# Task prompt
Among the records below, find each line that includes the string "matplotlib" and copy it.

Records with drawing code:
* * *

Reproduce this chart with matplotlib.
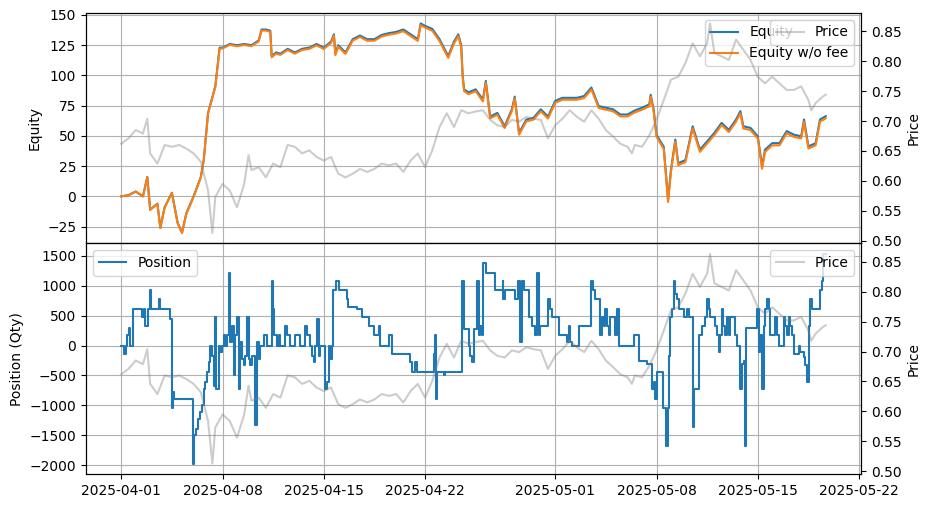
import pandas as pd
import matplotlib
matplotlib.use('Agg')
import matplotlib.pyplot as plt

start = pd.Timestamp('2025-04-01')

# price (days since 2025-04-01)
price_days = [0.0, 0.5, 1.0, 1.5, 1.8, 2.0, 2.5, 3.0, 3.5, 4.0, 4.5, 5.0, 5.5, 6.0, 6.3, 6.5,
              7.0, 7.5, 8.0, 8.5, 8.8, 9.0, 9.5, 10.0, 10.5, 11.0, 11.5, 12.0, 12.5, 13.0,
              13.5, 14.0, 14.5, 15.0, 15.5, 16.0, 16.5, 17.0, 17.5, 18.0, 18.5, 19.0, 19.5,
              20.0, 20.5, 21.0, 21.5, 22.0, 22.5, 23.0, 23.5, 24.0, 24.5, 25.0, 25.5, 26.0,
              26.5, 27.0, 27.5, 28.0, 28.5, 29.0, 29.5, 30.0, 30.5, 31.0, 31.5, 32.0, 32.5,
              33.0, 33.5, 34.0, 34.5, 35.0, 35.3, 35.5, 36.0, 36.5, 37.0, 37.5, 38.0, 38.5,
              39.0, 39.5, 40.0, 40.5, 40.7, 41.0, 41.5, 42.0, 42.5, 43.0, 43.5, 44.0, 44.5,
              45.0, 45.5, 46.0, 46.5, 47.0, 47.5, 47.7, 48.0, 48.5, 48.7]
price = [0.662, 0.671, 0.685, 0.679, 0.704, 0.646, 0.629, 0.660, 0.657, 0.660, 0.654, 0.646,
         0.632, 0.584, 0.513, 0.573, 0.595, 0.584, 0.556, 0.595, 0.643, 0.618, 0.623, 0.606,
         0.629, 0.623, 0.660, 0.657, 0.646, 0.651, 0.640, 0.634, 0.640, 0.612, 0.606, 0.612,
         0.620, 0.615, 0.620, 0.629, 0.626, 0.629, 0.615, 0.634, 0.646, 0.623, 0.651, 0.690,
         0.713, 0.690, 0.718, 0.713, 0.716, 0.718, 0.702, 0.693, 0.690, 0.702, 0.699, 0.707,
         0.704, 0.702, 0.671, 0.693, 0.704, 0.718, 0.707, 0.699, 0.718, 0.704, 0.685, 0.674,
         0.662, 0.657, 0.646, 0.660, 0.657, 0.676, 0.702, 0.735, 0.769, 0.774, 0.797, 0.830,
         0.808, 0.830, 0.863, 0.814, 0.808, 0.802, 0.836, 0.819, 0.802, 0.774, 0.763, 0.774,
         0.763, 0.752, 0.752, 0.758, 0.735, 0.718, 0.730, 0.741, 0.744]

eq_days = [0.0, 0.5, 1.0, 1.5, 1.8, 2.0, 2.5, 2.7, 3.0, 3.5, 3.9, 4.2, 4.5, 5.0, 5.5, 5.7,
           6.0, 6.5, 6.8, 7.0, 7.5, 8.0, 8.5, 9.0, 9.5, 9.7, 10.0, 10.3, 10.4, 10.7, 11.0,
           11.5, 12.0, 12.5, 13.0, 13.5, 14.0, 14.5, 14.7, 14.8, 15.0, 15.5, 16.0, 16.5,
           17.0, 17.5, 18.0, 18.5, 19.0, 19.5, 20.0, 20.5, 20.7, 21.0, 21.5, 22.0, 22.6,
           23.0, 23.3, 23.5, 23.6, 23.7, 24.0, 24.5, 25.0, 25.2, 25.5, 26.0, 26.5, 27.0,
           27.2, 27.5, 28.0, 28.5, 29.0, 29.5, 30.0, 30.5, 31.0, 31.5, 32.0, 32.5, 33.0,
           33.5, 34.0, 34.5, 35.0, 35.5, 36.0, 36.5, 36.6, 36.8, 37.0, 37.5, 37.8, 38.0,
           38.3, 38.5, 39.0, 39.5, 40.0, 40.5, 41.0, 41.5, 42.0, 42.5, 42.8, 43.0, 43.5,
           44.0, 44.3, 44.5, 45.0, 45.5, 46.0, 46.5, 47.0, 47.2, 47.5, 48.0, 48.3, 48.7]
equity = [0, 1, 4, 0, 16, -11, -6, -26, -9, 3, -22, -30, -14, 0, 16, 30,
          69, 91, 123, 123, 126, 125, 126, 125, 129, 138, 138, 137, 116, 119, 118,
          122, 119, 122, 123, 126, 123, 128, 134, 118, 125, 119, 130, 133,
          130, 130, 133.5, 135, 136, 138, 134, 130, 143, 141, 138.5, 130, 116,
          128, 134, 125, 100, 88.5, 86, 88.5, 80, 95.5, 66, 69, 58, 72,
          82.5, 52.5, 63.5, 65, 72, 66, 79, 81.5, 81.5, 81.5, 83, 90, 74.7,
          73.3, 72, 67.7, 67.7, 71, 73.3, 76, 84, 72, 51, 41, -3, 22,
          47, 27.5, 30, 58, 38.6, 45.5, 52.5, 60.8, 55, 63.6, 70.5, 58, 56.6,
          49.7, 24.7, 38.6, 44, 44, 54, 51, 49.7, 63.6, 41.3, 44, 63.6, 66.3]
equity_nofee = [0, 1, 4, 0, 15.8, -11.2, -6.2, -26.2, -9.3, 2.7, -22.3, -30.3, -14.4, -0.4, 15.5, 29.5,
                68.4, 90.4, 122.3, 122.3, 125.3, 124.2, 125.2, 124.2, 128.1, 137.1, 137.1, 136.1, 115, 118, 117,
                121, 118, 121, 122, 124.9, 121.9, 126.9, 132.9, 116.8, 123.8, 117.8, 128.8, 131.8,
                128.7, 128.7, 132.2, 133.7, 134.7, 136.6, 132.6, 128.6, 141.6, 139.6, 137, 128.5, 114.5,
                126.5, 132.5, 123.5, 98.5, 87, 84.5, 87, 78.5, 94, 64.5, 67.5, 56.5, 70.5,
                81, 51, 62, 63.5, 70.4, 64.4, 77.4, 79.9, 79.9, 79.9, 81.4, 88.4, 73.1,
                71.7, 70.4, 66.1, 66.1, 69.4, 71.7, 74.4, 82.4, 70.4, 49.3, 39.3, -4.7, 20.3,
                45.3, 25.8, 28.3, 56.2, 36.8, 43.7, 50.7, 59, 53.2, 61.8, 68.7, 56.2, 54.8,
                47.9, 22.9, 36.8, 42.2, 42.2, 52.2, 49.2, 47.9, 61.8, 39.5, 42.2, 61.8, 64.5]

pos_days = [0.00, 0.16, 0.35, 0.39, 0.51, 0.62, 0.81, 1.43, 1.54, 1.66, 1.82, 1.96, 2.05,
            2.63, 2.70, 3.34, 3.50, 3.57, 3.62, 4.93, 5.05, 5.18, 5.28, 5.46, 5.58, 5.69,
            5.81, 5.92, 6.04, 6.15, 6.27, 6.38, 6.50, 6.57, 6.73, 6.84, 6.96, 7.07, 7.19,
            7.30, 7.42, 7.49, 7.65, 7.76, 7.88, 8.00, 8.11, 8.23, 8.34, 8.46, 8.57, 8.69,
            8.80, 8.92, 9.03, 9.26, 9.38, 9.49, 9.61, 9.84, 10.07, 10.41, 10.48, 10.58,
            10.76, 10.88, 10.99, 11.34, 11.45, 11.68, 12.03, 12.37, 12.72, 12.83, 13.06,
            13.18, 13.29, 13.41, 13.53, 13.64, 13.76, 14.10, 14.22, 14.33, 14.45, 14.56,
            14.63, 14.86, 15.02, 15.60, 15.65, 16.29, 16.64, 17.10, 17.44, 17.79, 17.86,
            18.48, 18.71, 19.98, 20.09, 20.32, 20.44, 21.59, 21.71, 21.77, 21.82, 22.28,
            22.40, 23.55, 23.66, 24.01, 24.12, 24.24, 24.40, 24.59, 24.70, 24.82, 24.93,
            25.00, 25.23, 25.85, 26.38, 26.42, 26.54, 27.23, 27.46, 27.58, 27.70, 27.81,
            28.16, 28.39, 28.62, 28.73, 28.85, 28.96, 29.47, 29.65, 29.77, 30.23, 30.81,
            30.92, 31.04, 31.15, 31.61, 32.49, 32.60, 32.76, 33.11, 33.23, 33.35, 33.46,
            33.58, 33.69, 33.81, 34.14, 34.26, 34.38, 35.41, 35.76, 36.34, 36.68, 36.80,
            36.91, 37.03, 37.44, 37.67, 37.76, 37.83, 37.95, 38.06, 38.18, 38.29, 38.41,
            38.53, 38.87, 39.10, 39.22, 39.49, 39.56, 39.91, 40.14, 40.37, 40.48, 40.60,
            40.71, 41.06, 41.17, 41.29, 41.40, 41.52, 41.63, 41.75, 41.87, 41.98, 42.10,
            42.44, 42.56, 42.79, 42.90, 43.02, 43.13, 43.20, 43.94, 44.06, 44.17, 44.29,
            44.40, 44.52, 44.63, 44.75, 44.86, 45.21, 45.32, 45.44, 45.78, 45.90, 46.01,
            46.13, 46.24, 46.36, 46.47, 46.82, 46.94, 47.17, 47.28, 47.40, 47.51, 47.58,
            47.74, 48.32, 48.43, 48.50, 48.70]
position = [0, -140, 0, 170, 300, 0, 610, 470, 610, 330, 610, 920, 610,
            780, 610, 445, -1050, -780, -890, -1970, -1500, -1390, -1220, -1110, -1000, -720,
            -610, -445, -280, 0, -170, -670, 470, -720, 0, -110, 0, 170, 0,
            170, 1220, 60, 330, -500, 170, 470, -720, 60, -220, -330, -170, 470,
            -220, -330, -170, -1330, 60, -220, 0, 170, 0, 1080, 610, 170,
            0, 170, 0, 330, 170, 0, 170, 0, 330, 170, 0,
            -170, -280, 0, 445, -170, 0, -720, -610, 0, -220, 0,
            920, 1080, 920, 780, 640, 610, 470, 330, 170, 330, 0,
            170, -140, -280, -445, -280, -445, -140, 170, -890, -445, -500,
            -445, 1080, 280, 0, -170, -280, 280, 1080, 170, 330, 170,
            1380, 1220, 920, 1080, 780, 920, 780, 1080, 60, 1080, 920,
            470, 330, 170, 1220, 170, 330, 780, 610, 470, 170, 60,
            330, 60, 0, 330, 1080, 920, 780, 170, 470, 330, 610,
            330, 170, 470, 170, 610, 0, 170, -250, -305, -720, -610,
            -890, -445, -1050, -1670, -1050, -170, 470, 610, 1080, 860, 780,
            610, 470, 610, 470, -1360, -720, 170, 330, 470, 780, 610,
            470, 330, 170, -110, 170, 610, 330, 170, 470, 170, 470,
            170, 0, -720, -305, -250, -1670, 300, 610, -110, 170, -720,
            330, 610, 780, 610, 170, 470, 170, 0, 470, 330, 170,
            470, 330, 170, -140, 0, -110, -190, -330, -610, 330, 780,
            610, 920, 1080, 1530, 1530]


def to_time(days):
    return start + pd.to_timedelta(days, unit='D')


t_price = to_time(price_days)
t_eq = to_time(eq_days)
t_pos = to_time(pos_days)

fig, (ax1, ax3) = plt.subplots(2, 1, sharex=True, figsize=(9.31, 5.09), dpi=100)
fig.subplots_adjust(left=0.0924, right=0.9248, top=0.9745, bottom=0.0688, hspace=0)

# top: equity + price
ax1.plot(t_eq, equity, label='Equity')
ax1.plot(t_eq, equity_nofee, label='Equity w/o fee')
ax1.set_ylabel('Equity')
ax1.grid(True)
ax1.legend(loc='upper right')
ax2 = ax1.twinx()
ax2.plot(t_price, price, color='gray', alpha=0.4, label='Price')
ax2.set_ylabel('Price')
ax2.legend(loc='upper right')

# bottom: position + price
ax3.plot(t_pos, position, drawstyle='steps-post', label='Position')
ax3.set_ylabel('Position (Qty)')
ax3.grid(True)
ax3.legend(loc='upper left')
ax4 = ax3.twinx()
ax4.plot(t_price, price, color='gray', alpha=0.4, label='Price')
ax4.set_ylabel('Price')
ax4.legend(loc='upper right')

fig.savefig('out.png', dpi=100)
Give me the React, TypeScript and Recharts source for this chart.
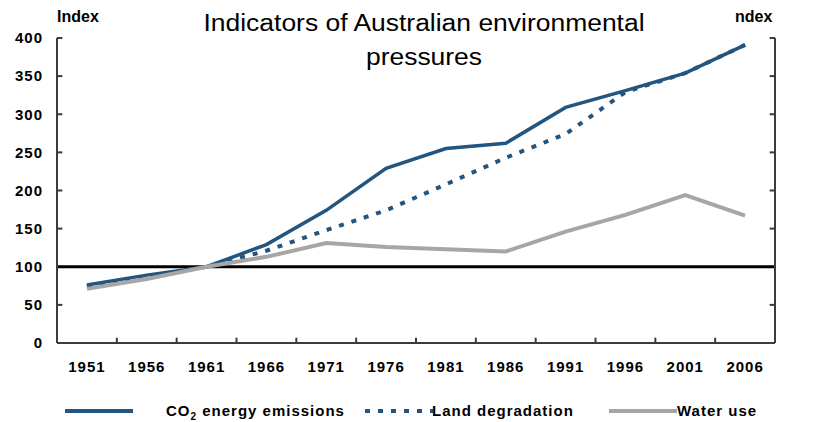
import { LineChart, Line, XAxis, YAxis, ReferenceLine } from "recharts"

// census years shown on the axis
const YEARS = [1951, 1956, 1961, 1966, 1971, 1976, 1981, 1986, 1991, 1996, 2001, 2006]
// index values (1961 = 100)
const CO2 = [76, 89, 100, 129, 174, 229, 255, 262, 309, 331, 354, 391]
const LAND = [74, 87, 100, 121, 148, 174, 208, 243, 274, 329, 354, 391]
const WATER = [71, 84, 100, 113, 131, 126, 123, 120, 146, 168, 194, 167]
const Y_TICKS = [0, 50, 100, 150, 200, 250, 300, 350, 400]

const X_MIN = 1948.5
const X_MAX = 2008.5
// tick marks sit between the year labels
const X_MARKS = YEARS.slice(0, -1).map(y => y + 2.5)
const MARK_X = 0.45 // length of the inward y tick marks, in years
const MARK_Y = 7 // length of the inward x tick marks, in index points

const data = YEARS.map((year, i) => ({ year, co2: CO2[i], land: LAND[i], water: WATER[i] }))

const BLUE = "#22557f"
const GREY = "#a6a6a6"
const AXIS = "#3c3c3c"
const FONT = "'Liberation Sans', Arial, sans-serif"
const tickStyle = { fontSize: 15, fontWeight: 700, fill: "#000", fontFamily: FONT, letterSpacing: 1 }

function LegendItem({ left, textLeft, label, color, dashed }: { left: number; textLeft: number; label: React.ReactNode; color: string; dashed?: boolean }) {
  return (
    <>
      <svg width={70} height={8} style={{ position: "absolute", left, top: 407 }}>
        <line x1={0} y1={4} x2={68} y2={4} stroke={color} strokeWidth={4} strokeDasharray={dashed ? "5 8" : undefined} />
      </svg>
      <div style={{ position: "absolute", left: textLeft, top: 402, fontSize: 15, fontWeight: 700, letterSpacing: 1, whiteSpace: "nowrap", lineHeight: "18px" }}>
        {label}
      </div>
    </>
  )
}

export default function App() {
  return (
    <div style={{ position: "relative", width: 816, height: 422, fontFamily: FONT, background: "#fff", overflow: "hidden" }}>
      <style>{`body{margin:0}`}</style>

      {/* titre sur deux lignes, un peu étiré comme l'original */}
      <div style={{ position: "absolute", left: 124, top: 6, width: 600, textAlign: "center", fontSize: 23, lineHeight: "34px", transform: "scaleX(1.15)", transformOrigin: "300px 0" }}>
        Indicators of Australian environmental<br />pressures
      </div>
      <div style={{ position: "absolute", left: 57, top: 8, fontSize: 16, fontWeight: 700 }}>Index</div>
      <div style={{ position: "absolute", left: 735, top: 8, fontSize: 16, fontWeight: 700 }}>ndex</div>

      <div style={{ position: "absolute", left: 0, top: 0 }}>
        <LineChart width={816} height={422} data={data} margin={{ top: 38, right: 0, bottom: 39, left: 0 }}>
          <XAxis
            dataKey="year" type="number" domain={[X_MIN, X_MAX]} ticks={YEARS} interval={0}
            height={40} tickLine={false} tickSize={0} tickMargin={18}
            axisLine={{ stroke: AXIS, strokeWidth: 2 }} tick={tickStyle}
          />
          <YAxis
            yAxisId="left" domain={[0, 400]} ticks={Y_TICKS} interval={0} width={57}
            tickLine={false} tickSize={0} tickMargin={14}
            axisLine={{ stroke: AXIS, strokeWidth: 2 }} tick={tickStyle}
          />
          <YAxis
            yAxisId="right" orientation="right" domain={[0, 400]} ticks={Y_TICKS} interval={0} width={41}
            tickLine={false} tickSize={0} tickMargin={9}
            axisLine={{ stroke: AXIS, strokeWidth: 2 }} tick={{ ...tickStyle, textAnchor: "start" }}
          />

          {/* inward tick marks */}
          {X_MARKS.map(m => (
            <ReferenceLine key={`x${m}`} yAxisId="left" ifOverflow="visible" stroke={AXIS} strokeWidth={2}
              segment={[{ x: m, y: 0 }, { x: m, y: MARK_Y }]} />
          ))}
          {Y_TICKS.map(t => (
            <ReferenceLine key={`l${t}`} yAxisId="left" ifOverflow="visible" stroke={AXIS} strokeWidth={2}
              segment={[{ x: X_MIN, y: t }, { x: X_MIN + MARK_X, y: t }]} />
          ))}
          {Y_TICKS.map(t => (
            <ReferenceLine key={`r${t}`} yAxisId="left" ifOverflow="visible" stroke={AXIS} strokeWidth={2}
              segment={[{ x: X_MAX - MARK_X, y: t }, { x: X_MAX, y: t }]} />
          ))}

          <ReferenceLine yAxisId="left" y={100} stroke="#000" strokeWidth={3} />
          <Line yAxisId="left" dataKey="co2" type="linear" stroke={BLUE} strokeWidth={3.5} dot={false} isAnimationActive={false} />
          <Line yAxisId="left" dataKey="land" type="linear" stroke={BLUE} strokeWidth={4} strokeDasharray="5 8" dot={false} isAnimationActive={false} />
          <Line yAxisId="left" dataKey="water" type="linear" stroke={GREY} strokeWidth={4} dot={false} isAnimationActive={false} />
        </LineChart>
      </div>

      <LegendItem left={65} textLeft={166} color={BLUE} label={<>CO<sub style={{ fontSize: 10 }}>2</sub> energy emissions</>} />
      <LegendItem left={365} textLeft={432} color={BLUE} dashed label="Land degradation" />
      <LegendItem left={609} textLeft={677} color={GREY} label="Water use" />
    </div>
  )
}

* * *

# Finished exercise
Reproduce this chart with matplotlib.
import matplotlib
matplotlib.use('Agg')
import matplotlib.pyplot as plt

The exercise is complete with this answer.